I cut my scallions on a bias, meaning diagonally instead of perpendicularly to the stem. This makes no difference whatsoever except a change in aesthetics, and for making me feel fancier of a cook than I actually am. The mint could be rolled up like a cigar and finely julienned (cut perpendicularly to the 'cigar' to make very thin strips), but I opted for a nice rough chop instead.


The shrimp is best served grilled, but I didn't have the patience to light charcoal today, so I just did it over the stovetop over med-high heat for a little over a minute on each side. Don't overcook the shrimp! Taste testing is highly encouraged :)

After cooling, toss them in with the salad. This is a type of dish that gets better the longer you let it sit. 2 hours minimum would be ideal, and it tastes just fine the next day.

Before...

After!....
If you'll notice, there is no arugula in the above-pictured salad. That is because I got too hungry and hasty (yet again) and started to eat it before the salad was complete. In fact it's probably not even a salad because the only green things in it are 5% scallions and mint. When I eat it for lunch tomorrow, I will add in the arugula, but I'm assuming I'll also be too hungry then to take a proper picture of the finished product. I suppose you'll just have to imagine it with more green things in it :)

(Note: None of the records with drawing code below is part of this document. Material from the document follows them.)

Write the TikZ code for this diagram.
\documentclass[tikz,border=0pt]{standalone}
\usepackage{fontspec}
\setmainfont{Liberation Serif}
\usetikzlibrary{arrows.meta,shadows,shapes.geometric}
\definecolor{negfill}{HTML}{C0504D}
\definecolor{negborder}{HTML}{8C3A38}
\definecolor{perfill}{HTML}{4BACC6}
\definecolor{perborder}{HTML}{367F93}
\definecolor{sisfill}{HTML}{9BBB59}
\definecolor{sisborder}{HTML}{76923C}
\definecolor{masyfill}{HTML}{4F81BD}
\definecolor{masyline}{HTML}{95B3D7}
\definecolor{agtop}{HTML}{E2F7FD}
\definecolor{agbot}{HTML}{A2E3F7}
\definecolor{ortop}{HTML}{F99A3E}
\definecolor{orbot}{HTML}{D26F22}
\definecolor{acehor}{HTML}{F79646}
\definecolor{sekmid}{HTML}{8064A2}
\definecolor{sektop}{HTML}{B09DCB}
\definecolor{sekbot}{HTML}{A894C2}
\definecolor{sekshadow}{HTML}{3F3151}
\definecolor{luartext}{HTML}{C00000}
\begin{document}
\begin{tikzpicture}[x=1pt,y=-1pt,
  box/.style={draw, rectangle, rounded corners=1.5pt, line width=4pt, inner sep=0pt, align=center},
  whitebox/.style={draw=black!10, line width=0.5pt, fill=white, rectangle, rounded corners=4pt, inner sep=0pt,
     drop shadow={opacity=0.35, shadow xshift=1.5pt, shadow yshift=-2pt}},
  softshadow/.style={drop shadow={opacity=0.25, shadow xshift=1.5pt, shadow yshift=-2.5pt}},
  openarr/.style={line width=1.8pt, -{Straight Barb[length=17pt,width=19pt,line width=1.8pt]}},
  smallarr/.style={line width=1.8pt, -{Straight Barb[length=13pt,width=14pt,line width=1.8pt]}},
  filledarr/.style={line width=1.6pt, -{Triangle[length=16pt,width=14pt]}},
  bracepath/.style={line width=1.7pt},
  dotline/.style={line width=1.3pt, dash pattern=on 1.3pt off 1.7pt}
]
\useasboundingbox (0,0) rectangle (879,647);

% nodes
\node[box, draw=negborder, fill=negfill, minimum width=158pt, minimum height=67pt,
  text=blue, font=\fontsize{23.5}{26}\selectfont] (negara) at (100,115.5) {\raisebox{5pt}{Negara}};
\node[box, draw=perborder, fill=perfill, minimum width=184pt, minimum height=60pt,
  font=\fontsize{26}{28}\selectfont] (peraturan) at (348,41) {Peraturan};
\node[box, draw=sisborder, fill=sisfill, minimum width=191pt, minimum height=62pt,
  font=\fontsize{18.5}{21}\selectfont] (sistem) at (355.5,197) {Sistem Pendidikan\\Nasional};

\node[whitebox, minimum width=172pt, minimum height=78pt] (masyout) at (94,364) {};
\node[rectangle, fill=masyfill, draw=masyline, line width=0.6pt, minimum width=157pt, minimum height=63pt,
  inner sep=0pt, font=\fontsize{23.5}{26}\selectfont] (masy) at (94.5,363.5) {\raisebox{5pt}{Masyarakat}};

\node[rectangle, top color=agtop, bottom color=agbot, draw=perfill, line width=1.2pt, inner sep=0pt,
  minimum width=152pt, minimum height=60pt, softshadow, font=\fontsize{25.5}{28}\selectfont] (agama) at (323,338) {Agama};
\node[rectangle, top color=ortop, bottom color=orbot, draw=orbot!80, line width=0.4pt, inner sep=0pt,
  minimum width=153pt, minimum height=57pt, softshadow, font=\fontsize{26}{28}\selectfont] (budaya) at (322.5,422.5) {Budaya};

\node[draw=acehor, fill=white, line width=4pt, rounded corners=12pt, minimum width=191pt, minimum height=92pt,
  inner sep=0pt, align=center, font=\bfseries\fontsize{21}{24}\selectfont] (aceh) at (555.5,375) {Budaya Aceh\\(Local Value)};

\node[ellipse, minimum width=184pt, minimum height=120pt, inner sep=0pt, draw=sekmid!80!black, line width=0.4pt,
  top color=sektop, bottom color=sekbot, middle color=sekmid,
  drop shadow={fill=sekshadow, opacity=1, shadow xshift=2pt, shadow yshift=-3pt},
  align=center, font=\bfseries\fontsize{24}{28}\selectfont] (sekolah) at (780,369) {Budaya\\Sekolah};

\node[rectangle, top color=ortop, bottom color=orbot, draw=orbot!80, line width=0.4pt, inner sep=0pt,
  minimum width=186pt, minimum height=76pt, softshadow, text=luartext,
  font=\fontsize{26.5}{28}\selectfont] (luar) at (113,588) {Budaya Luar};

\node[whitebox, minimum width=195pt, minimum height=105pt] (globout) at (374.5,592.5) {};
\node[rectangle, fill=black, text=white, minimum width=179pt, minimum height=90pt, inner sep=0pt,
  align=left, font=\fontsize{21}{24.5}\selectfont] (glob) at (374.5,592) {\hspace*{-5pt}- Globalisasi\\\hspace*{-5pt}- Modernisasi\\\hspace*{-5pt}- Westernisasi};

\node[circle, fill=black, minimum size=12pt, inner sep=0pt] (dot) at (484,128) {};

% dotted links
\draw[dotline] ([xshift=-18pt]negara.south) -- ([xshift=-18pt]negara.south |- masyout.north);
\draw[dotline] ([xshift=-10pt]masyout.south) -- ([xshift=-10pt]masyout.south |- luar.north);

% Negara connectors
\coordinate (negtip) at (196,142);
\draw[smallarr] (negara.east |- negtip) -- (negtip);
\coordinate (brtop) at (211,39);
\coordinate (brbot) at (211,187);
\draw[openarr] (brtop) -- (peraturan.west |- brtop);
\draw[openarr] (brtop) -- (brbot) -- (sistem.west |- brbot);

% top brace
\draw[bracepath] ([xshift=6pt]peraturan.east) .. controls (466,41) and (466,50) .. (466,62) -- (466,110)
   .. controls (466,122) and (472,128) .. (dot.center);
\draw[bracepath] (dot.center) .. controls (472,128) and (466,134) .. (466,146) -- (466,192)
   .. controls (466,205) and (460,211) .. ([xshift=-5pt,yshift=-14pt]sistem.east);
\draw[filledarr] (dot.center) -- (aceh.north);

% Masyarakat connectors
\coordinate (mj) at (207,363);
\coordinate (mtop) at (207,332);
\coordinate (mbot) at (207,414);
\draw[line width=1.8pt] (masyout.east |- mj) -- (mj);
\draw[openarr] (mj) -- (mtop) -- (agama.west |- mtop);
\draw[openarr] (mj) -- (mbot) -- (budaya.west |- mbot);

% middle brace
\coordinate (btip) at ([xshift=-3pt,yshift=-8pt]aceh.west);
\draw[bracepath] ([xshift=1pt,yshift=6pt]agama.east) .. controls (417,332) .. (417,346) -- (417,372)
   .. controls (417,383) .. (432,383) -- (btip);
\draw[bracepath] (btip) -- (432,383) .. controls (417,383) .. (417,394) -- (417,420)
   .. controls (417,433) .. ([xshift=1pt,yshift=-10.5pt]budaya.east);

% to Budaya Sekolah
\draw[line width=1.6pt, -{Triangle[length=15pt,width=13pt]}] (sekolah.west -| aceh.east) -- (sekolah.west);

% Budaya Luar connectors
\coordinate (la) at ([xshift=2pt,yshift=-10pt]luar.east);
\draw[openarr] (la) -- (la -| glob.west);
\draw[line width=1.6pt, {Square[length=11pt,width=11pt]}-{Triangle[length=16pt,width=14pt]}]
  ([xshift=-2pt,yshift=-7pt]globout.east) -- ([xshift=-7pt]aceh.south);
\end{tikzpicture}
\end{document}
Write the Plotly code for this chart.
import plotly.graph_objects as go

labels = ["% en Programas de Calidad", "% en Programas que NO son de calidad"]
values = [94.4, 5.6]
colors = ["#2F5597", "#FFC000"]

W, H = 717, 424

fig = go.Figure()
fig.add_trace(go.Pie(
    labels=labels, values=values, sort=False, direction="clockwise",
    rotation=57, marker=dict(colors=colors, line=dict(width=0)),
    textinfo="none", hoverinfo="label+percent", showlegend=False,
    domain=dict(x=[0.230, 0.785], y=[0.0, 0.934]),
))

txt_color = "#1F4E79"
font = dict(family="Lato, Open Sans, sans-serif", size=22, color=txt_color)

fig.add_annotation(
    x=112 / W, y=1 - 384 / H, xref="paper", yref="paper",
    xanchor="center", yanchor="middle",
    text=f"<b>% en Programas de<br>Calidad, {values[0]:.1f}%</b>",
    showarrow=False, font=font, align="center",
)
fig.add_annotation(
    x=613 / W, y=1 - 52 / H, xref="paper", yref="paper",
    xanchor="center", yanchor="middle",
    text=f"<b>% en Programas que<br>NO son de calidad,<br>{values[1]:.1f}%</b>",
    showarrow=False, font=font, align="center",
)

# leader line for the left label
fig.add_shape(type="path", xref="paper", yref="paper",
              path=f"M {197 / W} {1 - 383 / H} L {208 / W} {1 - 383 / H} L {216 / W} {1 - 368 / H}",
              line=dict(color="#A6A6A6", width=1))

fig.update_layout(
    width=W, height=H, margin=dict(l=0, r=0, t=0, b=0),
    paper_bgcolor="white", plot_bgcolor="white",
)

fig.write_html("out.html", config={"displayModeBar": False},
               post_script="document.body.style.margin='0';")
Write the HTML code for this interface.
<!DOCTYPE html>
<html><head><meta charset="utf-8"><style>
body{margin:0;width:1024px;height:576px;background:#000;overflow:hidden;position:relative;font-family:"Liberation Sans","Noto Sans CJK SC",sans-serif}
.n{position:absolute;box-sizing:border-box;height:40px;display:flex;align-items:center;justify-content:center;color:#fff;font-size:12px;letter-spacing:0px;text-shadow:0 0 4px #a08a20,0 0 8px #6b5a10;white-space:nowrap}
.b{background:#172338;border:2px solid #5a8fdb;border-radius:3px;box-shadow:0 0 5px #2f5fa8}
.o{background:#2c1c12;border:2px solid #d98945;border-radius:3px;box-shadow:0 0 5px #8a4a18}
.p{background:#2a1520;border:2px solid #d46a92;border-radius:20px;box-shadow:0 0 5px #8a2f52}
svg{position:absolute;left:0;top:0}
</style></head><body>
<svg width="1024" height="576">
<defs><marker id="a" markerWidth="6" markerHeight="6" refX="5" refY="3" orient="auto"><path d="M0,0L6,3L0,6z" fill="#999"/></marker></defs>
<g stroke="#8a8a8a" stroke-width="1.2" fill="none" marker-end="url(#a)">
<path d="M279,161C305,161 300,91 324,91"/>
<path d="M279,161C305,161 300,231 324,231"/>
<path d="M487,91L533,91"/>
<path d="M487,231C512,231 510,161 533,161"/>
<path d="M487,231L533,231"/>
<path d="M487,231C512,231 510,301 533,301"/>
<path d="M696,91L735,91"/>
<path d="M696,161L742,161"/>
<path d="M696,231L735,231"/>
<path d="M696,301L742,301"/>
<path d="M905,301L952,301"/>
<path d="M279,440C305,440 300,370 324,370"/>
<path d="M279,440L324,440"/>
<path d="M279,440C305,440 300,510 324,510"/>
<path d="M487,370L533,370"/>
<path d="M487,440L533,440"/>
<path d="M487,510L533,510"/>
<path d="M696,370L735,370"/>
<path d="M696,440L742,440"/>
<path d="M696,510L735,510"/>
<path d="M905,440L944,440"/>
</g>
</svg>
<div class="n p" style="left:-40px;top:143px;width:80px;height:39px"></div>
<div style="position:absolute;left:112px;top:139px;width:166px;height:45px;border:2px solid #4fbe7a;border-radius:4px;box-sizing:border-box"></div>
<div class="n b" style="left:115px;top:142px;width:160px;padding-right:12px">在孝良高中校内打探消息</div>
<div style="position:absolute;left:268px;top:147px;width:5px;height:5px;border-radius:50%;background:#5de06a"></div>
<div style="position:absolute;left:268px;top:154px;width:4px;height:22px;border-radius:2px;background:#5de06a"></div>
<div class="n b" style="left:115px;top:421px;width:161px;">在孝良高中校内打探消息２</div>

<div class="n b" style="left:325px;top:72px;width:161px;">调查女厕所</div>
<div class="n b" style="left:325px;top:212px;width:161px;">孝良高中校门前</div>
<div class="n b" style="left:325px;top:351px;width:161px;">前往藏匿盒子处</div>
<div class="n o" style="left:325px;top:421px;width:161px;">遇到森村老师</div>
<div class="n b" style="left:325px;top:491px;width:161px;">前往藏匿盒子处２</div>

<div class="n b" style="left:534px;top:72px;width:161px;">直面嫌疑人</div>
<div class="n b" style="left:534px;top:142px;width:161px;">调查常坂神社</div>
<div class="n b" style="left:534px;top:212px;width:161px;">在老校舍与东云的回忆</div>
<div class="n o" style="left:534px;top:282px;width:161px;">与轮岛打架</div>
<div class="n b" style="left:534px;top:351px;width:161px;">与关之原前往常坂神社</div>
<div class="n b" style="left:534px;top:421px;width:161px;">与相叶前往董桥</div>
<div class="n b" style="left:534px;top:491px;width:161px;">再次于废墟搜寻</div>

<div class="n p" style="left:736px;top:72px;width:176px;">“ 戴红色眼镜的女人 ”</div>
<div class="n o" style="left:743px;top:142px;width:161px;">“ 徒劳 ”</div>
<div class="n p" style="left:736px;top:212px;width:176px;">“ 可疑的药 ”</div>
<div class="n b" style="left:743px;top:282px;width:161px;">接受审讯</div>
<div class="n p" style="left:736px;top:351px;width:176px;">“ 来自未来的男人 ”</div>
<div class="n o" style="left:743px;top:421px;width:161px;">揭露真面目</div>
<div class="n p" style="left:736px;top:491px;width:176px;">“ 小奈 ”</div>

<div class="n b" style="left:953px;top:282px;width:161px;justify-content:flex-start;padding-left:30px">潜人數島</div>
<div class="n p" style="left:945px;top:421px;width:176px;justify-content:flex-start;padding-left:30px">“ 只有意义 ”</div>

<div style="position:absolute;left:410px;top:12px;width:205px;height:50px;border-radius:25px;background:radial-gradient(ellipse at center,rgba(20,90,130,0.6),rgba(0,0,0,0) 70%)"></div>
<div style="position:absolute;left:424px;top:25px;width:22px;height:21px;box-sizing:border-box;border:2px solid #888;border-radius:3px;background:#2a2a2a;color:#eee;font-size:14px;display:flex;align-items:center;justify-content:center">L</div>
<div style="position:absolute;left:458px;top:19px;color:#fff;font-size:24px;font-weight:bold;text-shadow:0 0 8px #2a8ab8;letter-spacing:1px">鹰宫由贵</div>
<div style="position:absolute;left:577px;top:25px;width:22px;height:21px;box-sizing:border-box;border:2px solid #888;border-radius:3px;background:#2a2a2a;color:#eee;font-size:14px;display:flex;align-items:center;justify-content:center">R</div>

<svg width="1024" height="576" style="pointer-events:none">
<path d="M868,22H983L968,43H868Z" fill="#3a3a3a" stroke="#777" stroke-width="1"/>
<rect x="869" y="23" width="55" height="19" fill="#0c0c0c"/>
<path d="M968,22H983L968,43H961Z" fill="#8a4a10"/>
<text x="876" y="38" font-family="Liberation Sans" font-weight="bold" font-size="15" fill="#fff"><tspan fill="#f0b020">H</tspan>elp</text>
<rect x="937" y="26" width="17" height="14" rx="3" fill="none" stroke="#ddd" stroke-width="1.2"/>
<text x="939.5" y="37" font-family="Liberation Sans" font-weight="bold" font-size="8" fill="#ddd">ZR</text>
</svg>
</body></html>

And just because these are beautiful...


On an unrelated note, happy graduation and congratulations to the new Doctors of the Class of 2011! And to the new Doctor Doctors, and Doctor Masters, and whatever other degrees you all have accumulated over the years. Best of luck in your professional and personal endeavors....and hooray for no 30-hour-call days!! (we think this is a good thing, anyway.)